◆ PROBLEM DESCRIPTION:
Set down all of the data that follows word for word, without the images.

-- Begin --

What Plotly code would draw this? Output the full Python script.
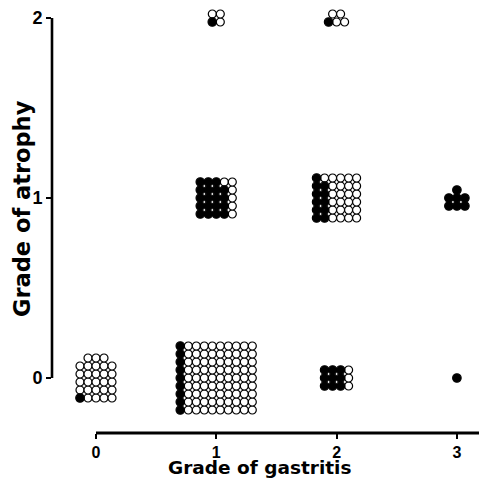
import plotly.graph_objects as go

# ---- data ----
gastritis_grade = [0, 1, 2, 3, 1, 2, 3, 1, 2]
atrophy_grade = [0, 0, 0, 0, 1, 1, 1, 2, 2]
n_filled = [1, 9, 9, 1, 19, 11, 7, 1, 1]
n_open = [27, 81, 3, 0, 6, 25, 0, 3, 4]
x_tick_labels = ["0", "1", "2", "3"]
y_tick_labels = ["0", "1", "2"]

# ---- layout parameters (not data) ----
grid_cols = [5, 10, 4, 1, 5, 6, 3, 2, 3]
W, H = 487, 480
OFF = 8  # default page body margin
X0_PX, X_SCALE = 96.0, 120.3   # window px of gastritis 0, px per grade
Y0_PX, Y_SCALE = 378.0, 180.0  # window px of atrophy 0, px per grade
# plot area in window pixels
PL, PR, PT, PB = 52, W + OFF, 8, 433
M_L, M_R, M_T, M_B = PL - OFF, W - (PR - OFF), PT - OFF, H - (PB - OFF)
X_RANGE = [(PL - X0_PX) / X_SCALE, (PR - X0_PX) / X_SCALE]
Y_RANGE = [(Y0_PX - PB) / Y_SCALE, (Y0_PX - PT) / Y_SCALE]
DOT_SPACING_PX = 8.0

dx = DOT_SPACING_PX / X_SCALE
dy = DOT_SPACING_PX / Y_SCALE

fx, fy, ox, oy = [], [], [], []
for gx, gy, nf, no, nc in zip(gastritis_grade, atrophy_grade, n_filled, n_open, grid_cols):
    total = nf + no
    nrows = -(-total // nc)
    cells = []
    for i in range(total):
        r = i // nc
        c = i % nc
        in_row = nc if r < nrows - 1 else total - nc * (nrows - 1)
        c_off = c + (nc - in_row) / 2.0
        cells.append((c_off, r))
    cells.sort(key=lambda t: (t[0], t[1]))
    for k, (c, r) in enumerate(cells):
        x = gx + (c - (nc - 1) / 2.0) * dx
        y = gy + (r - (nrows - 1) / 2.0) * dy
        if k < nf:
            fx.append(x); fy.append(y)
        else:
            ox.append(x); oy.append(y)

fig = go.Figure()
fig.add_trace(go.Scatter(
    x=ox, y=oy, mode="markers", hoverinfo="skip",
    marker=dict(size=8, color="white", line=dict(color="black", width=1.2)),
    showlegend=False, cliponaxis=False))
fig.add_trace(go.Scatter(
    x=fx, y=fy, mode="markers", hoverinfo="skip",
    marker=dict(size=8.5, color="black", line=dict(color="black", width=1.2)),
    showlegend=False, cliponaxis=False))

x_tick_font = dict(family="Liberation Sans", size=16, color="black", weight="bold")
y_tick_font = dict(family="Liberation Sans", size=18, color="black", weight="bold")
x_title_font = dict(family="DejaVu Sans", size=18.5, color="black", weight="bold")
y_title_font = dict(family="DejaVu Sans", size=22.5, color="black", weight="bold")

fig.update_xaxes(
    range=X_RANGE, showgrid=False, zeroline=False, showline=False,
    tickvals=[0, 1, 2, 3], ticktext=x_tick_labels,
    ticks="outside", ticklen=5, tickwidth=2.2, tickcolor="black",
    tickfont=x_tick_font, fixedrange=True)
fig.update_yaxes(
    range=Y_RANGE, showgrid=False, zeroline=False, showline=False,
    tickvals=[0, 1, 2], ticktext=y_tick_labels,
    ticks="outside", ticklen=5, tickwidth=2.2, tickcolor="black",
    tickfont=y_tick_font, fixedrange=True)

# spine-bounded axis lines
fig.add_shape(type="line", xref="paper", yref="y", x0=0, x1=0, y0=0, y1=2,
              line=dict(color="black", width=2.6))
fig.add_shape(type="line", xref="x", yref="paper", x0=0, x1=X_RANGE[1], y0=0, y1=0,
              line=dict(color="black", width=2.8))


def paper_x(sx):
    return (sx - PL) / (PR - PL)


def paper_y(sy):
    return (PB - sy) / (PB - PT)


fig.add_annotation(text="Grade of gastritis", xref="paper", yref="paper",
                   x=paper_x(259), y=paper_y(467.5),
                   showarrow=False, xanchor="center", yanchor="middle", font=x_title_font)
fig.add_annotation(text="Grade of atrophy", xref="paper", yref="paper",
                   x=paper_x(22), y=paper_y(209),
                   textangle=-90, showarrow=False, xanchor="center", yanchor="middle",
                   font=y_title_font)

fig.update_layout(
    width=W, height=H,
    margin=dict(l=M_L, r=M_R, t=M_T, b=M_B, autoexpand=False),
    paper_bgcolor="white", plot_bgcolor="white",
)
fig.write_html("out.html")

-- End --

◆ THE ANSWER:
What Plotly code would draw this? Output the full Python script.
import plotly.graph_objects as go

# ---- data ----
gastritis_grade = [0, 1, 2, 3, 1, 2, 3, 1, 2]
atrophy_grade = [0, 0, 0, 0, 1, 1, 1, 2, 2]
n_filled = [1, 9, 9, 1, 19, 11, 7, 1, 1]
n_open = [27, 81, 3, 0, 6, 25, 0, 3, 4]
x_tick_labels = ["0", "1", "2", "3"]
y_tick_labels = ["0", "1", "2"]

# ---- layout parameters (not data) ----
grid_cols = [5, 10, 4, 1, 5, 6, 3, 2, 3]
W, H = 487, 480
OFF = 8  # default page body margin
X0_PX, X_SCALE = 96.0, 120.3   # window px of gastritis 0, px per grade
Y0_PX, Y_SCALE = 378.0, 180.0  # window px of atrophy 0, px per grade
# plot area in window pixels
PL, PR, PT, PB = 52, W + OFF, 8, 433
M_L, M_R, M_T, M_B = PL - OFF, W - (PR - OFF), PT - OFF, H - (PB - OFF)
X_RANGE = [(PL - X0_PX) / X_SCALE, (PR - X0_PX) / X_SCALE]
Y_RANGE = [(Y0_PX - PB) / Y_SCALE, (Y0_PX - PT) / Y_SCALE]
DOT_SPACING_PX = 8.0

dx = DOT_SPACING_PX / X_SCALE
dy = DOT_SPACING_PX / Y_SCALE

fx, fy, ox, oy = [], [], [], []
for gx, gy, nf, no, nc in zip(gastritis_grade, atrophy_grade, n_filled, n_open, grid_cols):
    total = nf + no
    nrows = -(-total // nc)
    cells = []
    for i in range(total):
        r = i // nc
        c = i % nc
        in_row = nc if r < nrows - 1 else total - nc * (nrows - 1)
        c_off = c + (nc - in_row) / 2.0
        cells.append((c_off, r))
    cells.sort(key=lambda t: (t[0], t[1]))
    for k, (c, r) in enumerate(cells):
        x = gx + (c - (nc - 1) / 2.0) * dx
        y = gy + (r - (nrows - 1) / 2.0) * dy
        if k < nf:
            fx.append(x); fy.append(y)
        else:
            ox.append(x); oy.append(y)

fig = go.Figure()
fig.add_trace(go.Scatter(
    x=ox, y=oy, mode="markers", hoverinfo="skip",
    marker=dict(size=8, color="white", line=dict(color="black", width=1.2)),
    showlegend=False, cliponaxis=False))
fig.add_trace(go.Scatter(
    x=fx, y=fy, mode="markers", hoverinfo="skip",
    marker=dict(size=8.5, color="black", line=dict(color="black", width=1.2)),
    showlegend=False, cliponaxis=False))

x_tick_font = dict(family="Liberation Sans", size=16, color="black", weight="bold")
y_tick_font = dict(family="Liberation Sans", size=18, color="black", weight="bold")
x_title_font = dict(family="DejaVu Sans", size=18.5, color="black", weight="bold")
y_title_font = dict(family="DejaVu Sans", size=22.5, color="black", weight="bold")

fig.update_xaxes(
    range=X_RANGE, showgrid=False, zeroline=False, showline=False,
    tickvals=[0, 1, 2, 3], ticktext=x_tick_labels,
    ticks="outside", ticklen=5, tickwidth=2.2, tickcolor="black",
    tickfont=x_tick_font, fixedrange=True)
fig.update_yaxes(
    range=Y_RANGE, showgrid=False, zeroline=False, showline=False,
    tickvals=[0, 1, 2], ticktext=y_tick_labels,
    ticks="outside", ticklen=5, tickwidth=2.2, tickcolor="black",
    tickfont=y_tick_font, fixedrange=True)

# spine-bounded axis lines
fig.add_shape(type="line", xref="paper", yref="y", x0=0, x1=0, y0=0, y1=2,
              line=dict(color="black", width=2.6))
fig.add_shape(type="line", xref="x", yref="paper", x0=0, x1=X_RANGE[1], y0=0, y1=0,
              line=dict(color="black", width=2.8))


def paper_x(sx):
    return (sx - PL) / (PR - PL)


def paper_y(sy):
    return (PB - sy) / (PB - PT)


fig.add_annotation(text="Grade of gastritis", xref="paper", yref="paper",
                   x=paper_x(259), y=paper_y(467.5),
                   showarrow=False, xanchor="center", yanchor="middle", font=x_title_font)
fig.add_annotation(text="Grade of atrophy", xref="paper", yref="paper",
                   x=paper_x(22), y=paper_y(209),
                   textangle=-90, showarrow=False, xanchor="center", yanchor="middle",
                   font=y_title_font)

fig.update_layout(
    width=W, height=H,
    margin=dict(l=M_L, r=M_R, t=M_T, b=M_B, autoexpand=False),
    paper_bgcolor="white", plot_bgcolor="white",
)
fig.write_html("out.html")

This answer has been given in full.